↓

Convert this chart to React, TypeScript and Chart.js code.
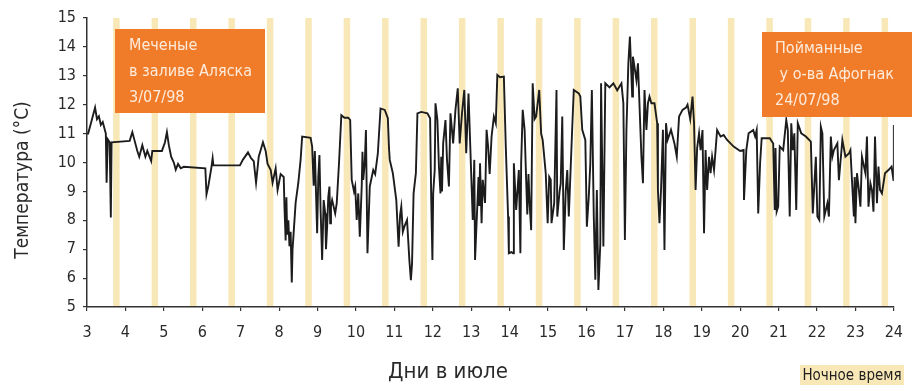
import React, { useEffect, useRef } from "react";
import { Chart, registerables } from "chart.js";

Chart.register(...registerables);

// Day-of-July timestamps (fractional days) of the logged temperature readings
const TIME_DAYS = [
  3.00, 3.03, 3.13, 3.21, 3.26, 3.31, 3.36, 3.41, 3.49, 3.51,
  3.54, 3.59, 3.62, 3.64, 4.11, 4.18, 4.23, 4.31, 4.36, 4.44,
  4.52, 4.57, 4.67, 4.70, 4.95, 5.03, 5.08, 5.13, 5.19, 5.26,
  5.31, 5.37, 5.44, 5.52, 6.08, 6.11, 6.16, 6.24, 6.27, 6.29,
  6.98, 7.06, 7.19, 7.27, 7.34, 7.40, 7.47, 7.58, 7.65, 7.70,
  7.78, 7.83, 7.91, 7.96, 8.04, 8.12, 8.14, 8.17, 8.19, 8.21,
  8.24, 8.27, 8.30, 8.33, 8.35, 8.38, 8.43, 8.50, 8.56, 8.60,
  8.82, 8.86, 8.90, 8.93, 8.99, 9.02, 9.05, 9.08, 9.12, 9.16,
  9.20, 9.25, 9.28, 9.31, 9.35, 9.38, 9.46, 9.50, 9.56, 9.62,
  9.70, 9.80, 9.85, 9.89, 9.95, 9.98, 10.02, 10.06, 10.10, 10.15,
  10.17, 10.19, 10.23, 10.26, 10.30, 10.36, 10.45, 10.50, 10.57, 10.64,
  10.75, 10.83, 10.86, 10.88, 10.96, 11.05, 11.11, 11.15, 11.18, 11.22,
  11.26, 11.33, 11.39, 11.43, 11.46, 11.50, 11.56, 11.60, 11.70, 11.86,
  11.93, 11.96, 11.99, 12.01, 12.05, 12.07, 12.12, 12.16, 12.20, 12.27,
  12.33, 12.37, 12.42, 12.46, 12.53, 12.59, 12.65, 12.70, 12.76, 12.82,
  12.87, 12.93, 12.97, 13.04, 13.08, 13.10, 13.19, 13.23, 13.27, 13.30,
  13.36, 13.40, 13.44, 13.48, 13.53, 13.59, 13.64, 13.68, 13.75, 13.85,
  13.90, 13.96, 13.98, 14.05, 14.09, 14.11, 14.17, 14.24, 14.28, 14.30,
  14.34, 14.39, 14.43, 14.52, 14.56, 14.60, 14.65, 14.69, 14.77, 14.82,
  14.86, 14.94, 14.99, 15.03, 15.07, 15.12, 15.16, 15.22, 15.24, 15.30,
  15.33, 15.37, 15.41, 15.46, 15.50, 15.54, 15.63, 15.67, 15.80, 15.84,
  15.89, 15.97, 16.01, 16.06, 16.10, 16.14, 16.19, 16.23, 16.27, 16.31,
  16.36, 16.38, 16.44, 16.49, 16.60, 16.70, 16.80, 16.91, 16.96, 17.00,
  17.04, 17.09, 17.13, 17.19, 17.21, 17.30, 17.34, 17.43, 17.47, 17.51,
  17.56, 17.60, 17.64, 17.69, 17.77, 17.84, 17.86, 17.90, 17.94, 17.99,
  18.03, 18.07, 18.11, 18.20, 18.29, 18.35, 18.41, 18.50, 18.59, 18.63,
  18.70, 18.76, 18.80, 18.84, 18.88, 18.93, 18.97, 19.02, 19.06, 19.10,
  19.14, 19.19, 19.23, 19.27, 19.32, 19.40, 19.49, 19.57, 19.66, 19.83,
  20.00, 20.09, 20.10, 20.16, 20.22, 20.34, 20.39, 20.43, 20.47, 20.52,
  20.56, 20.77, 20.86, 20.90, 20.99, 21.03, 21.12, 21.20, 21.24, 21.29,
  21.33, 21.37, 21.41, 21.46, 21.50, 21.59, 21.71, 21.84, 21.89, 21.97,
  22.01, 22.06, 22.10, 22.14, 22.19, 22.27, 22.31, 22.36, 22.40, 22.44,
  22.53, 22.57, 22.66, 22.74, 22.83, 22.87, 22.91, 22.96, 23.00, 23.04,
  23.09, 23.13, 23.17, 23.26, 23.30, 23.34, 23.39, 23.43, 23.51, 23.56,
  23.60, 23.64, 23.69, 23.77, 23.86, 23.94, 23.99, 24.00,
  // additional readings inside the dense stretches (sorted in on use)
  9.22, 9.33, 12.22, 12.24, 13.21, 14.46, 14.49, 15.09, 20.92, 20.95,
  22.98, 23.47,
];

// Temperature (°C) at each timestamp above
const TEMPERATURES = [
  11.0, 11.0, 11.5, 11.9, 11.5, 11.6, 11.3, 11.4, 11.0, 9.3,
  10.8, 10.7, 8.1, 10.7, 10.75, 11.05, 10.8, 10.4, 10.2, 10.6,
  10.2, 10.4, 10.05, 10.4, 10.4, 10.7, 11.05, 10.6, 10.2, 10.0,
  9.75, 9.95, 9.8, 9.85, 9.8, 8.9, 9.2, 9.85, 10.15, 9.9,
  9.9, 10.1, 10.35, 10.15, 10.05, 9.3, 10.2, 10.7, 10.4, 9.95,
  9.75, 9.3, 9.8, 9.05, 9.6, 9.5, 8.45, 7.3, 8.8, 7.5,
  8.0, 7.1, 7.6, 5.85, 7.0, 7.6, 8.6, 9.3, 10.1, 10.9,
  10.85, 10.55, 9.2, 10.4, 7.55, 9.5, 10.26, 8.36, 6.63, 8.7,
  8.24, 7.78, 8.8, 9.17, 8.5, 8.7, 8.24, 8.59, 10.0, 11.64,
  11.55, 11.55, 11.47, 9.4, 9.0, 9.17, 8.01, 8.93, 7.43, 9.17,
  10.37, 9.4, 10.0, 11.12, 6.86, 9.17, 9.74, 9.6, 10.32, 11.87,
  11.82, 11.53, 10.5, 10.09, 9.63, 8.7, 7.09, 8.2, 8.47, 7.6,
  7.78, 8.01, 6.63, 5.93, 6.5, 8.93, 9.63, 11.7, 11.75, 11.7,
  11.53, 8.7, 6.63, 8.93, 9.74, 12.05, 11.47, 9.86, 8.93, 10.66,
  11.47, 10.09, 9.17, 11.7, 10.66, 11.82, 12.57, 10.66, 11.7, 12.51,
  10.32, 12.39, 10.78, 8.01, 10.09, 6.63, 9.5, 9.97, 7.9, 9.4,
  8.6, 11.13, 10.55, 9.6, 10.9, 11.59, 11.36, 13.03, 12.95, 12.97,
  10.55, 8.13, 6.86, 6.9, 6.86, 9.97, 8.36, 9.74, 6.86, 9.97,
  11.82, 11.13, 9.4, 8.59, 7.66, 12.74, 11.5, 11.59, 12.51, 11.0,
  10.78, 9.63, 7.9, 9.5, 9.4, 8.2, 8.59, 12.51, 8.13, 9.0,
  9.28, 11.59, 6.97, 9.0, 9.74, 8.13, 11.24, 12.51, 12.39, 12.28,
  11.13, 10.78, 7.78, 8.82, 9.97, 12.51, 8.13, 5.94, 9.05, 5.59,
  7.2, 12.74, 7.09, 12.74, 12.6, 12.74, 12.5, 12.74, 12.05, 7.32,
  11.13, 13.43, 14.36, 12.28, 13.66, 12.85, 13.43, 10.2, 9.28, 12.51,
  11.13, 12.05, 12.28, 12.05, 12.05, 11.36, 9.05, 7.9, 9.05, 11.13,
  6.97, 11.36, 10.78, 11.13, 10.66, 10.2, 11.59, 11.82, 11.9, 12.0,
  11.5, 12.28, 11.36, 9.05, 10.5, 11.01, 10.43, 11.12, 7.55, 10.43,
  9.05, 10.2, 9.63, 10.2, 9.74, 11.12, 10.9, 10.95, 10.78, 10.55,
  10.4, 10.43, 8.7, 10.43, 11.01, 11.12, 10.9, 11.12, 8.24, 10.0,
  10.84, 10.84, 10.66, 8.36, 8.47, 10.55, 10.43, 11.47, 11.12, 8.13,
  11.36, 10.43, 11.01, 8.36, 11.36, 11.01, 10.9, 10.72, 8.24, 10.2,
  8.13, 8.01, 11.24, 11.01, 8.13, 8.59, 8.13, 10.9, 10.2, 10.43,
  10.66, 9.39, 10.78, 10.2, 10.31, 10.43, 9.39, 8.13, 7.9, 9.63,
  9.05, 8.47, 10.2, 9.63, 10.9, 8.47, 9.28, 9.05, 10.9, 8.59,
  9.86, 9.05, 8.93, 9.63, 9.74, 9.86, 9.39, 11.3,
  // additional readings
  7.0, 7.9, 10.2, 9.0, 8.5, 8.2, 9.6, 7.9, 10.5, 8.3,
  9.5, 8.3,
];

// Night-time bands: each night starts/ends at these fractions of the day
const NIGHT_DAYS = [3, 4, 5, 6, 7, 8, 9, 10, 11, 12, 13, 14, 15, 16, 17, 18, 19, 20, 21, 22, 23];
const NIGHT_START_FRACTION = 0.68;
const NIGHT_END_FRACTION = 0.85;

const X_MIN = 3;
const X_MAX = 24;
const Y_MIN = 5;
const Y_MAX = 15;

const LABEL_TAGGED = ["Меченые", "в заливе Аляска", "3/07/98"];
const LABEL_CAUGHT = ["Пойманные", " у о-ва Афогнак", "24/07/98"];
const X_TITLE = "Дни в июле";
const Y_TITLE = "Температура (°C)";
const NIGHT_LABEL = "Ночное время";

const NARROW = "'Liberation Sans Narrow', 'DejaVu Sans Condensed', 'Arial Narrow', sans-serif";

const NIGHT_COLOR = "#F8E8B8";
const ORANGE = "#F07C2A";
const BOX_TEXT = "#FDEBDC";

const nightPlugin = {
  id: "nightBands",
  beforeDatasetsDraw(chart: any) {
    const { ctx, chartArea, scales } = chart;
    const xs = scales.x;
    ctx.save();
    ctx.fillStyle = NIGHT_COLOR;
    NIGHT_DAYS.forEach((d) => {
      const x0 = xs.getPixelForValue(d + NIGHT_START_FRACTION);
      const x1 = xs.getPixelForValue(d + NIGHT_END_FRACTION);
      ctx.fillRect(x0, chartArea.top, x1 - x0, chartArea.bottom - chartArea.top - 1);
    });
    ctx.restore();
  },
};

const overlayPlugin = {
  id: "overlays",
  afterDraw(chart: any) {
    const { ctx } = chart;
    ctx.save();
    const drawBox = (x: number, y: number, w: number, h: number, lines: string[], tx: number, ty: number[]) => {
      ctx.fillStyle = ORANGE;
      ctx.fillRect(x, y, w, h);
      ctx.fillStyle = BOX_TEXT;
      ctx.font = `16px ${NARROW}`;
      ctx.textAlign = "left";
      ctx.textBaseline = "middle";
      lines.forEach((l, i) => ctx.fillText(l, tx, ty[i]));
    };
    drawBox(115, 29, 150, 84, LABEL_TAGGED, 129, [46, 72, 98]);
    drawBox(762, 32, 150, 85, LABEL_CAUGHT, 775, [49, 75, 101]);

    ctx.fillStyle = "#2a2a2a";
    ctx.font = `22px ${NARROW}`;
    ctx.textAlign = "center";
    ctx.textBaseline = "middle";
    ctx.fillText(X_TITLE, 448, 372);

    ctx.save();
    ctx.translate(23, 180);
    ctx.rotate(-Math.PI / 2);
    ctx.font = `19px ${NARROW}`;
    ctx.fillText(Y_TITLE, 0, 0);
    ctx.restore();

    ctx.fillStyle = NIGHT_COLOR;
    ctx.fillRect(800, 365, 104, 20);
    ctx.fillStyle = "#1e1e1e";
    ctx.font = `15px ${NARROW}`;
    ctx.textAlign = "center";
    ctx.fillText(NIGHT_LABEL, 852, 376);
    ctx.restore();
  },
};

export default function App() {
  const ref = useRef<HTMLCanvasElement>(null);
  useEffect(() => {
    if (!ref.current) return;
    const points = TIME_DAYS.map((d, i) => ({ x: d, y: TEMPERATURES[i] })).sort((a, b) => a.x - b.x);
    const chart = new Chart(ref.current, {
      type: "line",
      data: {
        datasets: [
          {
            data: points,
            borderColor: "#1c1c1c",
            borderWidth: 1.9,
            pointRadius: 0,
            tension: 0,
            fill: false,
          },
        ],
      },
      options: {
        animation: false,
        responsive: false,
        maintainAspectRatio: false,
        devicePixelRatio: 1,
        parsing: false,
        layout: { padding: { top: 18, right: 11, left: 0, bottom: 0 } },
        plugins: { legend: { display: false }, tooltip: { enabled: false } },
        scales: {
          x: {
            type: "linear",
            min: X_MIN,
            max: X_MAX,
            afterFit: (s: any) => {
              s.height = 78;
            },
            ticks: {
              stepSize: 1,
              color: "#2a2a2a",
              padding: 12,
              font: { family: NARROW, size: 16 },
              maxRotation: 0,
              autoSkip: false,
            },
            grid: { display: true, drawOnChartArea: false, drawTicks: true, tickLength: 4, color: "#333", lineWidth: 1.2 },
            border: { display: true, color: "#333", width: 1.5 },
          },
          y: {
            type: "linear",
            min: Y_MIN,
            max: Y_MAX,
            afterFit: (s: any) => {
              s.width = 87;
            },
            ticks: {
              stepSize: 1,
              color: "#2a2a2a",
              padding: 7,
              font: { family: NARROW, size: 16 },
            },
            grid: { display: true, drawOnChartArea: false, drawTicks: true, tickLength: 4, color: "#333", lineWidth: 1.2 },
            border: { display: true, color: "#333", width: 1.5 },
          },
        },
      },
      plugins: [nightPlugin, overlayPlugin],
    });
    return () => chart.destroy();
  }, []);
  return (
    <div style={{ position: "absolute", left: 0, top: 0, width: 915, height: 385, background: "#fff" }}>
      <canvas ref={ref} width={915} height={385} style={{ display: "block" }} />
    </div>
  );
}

↑

TASK:
With all pictures left out, please transcribe exactly the lines from the start of the material through the line with "Chart.register(...registerables);".

SOLUTION:
Convert this chart to React, TypeScript and Chart.js code.
import React, { useEffect, useRef } from "react";
import { Chart, registerables } from "chart.js";

Chart.register(...registerables);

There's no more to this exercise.